Introduction to Utility vs. Design U.S. Patent Applications
A U.S. patent gives the inventor the right to “exclude others from making, using, offering for sale, or selling” an invention or “importing” it into the U.S. What is granted is not the right to actively make, use, or sell the invention, but rather the right to stop others from doing so. Therefore, if someone infringes on your patent, you may initiate legal action to prevent them from continuing to infringe.

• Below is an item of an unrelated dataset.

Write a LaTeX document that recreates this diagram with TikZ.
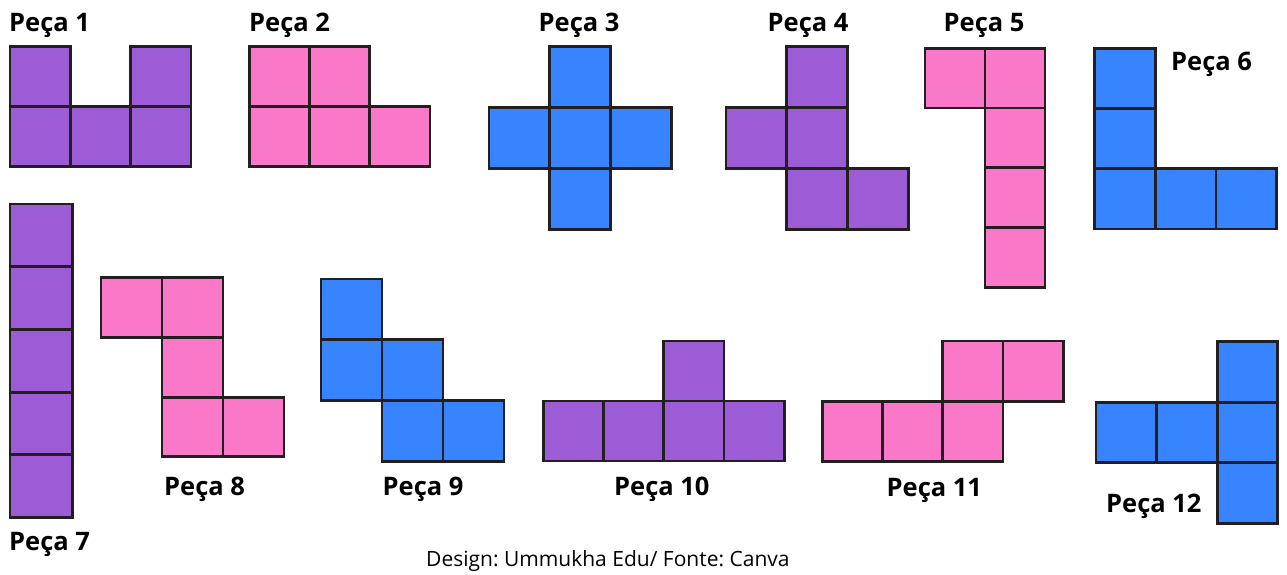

When considering whether to protect your invention using patent protection, it is important to first consider the type of patent to pursue. There are two types of patents that most of our clients apply for: Utility and Design. Both are described, and compared, briefly below. While the two types of patents may be sought for different reasons, we have many clients who choose to protect their invention by obtaining both types of patents.
Utility Patents
Utility patents are granted by the United States Patent and Trademark Office (USPTO) to anyone who invents or discovers a new and useful process, machine, article of manufacture, or composition of matter. In addition to protecting new items or processes, this type of patent can also protect improvements upon items or processes. Utility patents cannot be granted, however, to a new use for an already existing process, machine, article of manufacture, or composition of matter.
Design Patents
Design patents are granted to anyone who has invented a new, original ornamental design for an article of manufacture. The ornamental characteristics must be embodied in or applied to such an article. The subject matter may relate to the configuration or shape of an article, surface ornamentation applied to it, or the combination of both. A surface ornamentation design is inseparable from the article to which it is applied and cannot exist alone. It must be a definite pattern applied to an article of manufacture. The design patent protects only the appearance of an article, not its functional features.